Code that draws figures
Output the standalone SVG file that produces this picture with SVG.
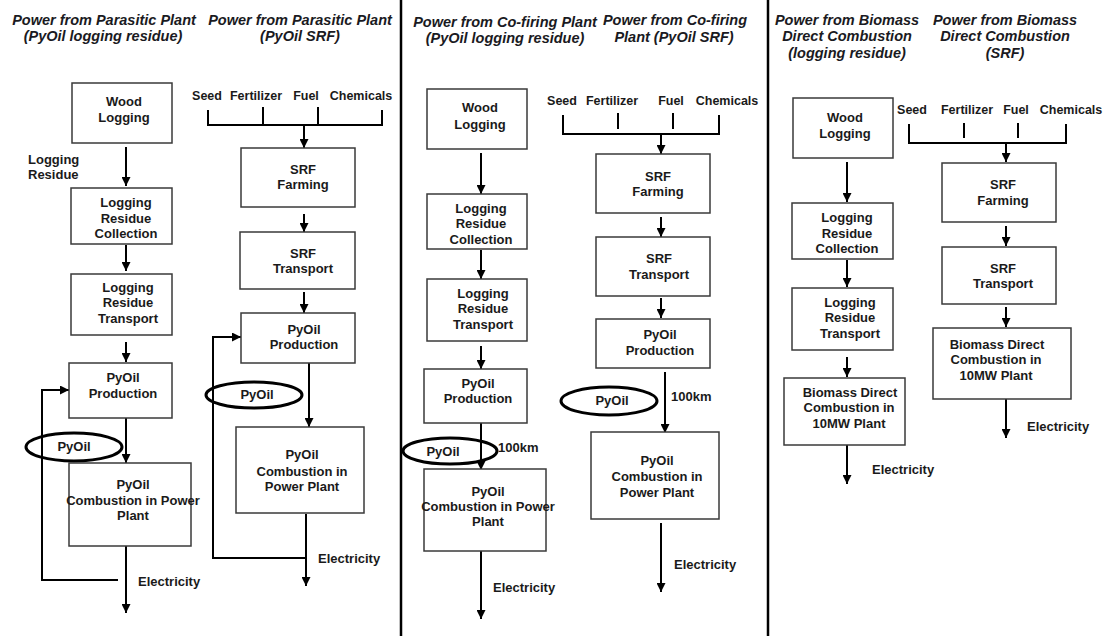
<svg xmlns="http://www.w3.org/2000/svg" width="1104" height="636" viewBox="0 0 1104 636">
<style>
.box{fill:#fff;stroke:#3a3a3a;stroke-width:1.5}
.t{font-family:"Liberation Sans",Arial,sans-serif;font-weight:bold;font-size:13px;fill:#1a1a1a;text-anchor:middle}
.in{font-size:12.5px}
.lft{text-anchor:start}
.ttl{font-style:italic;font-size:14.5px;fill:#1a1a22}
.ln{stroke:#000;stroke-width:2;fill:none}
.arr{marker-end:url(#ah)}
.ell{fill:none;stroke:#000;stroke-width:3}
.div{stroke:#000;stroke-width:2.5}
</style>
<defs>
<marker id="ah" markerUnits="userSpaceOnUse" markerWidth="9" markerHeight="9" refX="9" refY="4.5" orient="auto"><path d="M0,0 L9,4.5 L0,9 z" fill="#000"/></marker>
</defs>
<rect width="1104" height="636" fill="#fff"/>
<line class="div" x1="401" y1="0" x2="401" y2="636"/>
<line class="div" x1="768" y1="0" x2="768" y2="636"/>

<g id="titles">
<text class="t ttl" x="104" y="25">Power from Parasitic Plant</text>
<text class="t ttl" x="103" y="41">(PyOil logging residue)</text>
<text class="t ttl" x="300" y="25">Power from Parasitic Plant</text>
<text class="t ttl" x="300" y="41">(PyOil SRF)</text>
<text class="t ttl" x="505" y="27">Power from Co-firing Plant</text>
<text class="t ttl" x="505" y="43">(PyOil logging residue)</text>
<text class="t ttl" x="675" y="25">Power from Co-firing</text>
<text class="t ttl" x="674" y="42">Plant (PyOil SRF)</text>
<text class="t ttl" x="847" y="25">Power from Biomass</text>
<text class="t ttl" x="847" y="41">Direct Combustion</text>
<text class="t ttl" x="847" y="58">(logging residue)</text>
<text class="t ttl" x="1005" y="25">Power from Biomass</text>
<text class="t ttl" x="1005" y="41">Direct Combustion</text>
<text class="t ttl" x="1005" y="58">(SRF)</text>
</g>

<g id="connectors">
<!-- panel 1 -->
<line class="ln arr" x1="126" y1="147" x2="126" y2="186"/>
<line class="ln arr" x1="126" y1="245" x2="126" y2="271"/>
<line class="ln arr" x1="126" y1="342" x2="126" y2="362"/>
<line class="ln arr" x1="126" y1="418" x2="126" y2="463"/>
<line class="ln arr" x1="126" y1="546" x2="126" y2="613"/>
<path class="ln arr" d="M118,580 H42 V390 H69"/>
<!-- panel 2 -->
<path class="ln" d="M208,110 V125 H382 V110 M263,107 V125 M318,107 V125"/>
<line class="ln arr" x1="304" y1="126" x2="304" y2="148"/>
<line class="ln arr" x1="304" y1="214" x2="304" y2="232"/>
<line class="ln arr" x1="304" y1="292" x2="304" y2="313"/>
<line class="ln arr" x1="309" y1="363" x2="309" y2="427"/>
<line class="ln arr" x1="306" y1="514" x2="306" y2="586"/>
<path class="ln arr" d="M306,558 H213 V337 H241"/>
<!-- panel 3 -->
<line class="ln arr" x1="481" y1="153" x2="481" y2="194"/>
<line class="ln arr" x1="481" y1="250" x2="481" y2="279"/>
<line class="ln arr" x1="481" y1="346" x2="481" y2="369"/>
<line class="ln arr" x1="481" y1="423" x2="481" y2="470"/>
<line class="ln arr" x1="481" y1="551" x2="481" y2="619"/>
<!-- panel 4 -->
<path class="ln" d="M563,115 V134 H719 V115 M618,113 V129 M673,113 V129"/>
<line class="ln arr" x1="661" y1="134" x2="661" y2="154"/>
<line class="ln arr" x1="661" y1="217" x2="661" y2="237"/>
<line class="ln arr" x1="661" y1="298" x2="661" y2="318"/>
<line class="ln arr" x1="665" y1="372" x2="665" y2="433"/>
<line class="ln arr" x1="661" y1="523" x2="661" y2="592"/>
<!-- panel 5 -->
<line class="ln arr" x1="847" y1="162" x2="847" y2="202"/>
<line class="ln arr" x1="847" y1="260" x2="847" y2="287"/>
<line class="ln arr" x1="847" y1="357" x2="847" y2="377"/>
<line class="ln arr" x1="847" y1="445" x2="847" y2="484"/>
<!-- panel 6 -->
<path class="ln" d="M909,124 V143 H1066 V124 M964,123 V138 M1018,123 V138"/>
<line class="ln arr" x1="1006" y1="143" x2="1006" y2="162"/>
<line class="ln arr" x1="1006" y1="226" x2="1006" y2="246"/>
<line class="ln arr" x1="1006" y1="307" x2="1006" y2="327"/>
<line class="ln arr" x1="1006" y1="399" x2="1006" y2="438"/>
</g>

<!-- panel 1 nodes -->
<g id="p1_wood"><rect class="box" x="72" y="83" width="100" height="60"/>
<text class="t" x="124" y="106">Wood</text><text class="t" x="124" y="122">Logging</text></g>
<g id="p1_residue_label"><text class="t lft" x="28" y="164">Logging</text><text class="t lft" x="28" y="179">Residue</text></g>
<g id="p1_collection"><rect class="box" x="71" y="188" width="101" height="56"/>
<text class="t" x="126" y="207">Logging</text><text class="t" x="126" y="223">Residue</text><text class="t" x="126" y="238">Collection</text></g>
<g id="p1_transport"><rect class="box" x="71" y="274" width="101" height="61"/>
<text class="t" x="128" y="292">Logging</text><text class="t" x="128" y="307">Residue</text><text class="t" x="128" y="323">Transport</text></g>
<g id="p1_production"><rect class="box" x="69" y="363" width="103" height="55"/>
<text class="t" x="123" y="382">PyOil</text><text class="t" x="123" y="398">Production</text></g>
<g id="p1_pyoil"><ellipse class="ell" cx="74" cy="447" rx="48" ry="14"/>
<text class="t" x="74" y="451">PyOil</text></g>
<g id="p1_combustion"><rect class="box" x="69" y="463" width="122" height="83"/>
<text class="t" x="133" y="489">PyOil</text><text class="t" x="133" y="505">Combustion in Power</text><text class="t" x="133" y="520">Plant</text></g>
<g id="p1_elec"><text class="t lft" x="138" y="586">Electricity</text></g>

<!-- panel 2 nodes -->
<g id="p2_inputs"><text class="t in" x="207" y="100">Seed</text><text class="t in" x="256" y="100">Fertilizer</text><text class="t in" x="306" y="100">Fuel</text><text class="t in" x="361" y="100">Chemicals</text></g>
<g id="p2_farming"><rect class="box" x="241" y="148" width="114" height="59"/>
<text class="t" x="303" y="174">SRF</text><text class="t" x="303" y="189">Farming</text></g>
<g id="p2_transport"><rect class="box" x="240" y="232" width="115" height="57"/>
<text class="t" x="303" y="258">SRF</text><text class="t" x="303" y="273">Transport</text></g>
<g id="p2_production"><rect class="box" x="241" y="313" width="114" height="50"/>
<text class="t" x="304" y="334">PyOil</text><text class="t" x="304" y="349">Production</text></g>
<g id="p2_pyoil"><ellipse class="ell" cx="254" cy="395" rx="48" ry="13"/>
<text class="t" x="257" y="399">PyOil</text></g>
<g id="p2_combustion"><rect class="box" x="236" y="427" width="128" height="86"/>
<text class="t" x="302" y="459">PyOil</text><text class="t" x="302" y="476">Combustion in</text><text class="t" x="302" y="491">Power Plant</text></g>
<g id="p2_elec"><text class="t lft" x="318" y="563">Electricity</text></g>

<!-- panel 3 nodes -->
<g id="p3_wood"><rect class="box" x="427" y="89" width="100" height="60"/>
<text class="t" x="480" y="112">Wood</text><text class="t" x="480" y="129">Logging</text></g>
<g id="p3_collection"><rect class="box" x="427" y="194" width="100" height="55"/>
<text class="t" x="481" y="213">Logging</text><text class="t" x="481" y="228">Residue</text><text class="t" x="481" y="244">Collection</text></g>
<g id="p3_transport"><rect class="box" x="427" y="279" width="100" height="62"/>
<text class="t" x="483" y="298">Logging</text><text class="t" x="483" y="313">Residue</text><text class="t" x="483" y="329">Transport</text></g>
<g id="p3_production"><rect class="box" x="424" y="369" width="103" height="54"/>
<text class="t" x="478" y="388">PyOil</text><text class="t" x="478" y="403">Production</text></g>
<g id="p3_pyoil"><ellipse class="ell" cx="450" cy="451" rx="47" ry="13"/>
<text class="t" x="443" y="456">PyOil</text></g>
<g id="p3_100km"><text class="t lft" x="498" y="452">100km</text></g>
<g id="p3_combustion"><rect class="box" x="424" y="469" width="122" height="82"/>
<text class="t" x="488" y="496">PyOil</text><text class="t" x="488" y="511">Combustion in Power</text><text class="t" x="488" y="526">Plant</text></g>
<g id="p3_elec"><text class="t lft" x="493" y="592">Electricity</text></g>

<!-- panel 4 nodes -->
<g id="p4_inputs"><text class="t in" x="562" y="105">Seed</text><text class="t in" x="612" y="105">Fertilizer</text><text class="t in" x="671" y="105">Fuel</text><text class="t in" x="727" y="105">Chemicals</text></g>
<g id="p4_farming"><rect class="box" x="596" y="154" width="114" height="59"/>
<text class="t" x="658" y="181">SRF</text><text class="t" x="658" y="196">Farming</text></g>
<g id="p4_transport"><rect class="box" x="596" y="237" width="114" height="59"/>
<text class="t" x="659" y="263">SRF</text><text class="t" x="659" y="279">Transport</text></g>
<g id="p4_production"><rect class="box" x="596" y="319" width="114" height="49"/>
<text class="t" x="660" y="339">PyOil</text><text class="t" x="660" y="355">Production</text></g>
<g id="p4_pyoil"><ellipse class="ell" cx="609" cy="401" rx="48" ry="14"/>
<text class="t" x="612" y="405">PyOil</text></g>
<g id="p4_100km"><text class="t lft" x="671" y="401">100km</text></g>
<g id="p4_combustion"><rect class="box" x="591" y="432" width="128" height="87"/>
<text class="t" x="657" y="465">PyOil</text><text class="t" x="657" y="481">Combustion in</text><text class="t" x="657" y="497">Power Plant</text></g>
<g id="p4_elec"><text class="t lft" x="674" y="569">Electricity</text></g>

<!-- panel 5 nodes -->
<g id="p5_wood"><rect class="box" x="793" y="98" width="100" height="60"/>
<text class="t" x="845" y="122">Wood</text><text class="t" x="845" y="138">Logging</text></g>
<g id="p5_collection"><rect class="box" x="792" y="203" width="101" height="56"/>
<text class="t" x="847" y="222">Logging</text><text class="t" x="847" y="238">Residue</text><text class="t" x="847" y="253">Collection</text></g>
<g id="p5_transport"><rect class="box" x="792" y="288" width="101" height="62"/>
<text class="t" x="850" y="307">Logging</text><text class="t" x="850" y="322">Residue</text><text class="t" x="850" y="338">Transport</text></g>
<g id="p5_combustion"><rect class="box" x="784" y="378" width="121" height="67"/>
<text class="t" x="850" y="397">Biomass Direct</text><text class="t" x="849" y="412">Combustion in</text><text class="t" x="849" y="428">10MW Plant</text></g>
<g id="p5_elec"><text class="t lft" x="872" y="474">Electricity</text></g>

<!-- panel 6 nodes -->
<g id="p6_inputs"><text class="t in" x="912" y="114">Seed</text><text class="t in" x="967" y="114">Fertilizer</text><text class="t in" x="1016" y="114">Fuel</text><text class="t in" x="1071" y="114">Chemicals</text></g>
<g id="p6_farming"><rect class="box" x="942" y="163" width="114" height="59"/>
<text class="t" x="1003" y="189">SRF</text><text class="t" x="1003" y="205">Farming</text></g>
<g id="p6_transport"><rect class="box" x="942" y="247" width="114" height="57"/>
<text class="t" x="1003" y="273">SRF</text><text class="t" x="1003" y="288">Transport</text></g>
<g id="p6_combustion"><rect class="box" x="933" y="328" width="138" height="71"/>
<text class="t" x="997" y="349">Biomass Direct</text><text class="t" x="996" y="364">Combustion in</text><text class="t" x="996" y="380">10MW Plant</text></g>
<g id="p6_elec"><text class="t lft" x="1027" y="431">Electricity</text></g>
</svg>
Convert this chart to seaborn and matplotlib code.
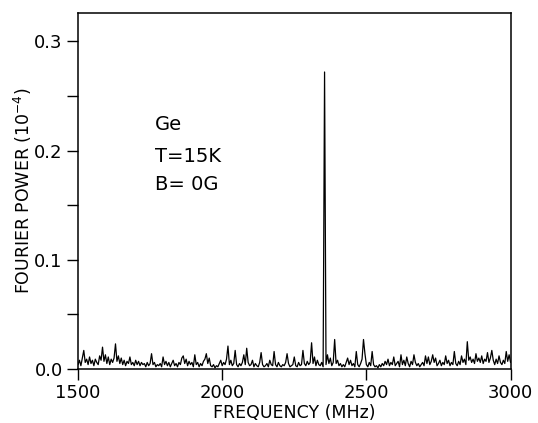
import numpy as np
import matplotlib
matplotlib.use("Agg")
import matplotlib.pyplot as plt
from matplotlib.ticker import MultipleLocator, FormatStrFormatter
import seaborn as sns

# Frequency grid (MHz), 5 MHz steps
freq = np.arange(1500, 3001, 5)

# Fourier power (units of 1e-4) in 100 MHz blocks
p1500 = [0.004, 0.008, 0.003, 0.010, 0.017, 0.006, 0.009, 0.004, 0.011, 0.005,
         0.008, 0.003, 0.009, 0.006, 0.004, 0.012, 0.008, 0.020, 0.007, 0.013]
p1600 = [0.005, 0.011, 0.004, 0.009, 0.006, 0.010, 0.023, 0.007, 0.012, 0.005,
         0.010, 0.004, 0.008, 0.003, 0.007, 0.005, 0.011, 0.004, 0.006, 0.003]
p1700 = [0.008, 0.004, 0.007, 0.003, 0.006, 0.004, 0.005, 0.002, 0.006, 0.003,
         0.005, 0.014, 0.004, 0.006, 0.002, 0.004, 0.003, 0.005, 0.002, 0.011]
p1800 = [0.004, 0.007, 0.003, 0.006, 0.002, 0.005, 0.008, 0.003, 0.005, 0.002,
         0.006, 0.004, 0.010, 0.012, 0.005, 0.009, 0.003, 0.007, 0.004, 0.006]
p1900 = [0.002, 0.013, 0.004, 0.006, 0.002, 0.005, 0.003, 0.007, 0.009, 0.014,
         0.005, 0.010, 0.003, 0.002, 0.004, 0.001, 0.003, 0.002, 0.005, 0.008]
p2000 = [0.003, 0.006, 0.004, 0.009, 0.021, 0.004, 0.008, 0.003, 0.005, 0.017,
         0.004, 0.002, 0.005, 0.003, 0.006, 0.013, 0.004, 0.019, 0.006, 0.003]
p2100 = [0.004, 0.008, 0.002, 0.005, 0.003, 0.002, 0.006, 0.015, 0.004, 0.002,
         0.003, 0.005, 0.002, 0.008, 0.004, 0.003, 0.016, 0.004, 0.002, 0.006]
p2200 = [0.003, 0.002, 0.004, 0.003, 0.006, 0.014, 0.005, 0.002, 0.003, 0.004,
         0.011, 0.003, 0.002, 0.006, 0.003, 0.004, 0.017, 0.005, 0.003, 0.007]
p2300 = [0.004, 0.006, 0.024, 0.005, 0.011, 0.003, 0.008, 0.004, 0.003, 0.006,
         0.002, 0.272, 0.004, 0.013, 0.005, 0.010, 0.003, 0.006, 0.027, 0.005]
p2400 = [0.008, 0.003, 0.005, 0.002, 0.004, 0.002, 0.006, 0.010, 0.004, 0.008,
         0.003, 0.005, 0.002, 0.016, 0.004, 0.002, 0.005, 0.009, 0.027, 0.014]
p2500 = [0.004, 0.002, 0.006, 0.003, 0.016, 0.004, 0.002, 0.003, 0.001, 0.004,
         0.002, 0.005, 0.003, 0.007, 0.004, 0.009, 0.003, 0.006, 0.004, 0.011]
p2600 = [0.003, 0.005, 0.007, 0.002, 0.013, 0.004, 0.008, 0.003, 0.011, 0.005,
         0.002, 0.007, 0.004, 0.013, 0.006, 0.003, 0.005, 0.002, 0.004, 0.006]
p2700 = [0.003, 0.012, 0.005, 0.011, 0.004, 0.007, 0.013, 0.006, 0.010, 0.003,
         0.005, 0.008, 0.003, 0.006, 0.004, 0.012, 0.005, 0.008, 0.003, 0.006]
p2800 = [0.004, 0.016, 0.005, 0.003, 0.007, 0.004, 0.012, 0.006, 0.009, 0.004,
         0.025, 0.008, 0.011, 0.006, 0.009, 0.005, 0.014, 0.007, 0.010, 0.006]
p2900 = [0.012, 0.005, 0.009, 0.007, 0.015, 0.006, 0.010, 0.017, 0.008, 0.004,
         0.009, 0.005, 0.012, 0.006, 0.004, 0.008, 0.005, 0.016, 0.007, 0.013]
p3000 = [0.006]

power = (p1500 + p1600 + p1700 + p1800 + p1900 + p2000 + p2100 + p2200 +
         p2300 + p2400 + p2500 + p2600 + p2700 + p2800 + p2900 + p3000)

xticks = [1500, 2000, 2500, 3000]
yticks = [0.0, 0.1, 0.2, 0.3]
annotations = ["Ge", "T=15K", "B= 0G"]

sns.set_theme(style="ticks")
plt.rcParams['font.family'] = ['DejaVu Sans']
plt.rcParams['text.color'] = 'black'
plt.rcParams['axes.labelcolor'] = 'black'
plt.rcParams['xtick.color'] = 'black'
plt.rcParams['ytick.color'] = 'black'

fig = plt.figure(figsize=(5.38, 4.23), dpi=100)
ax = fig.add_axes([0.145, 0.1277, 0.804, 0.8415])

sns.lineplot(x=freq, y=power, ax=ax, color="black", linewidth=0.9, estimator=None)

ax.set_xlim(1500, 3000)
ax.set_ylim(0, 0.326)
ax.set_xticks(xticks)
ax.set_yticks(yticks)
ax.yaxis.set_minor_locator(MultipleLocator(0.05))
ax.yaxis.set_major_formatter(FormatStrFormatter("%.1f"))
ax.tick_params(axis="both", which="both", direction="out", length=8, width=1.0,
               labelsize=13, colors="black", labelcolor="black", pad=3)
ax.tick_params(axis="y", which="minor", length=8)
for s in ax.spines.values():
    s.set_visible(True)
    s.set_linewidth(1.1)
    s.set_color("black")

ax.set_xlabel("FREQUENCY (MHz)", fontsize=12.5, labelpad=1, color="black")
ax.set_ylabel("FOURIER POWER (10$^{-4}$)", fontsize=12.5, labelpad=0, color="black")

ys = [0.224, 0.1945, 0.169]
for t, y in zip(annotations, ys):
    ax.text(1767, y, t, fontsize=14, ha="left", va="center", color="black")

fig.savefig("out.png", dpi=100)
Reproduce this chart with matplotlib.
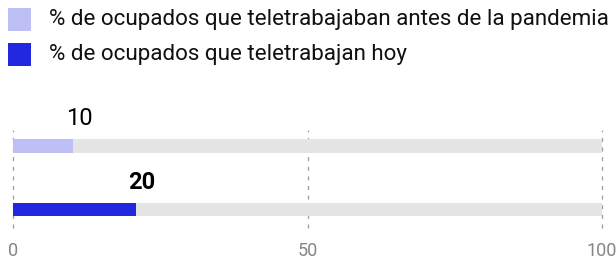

REQUEST: Everything from the line with "Convert this chart" down to the line with "freq = np.arange(1500, 3001, 5)" in the data above should be copied exactly, with both end lines kept and the pictures left out.

THE SOLUTION:
Convert this chart to seaborn and matplotlib code.
import numpy as np
import matplotlib
matplotlib.use("Agg")
import matplotlib.pyplot as plt
from matplotlib.ticker import MultipleLocator, FormatStrFormatter
import seaborn as sns

# Frequency grid (MHz), 5 MHz steps
freq = np.arange(1500, 3001, 5)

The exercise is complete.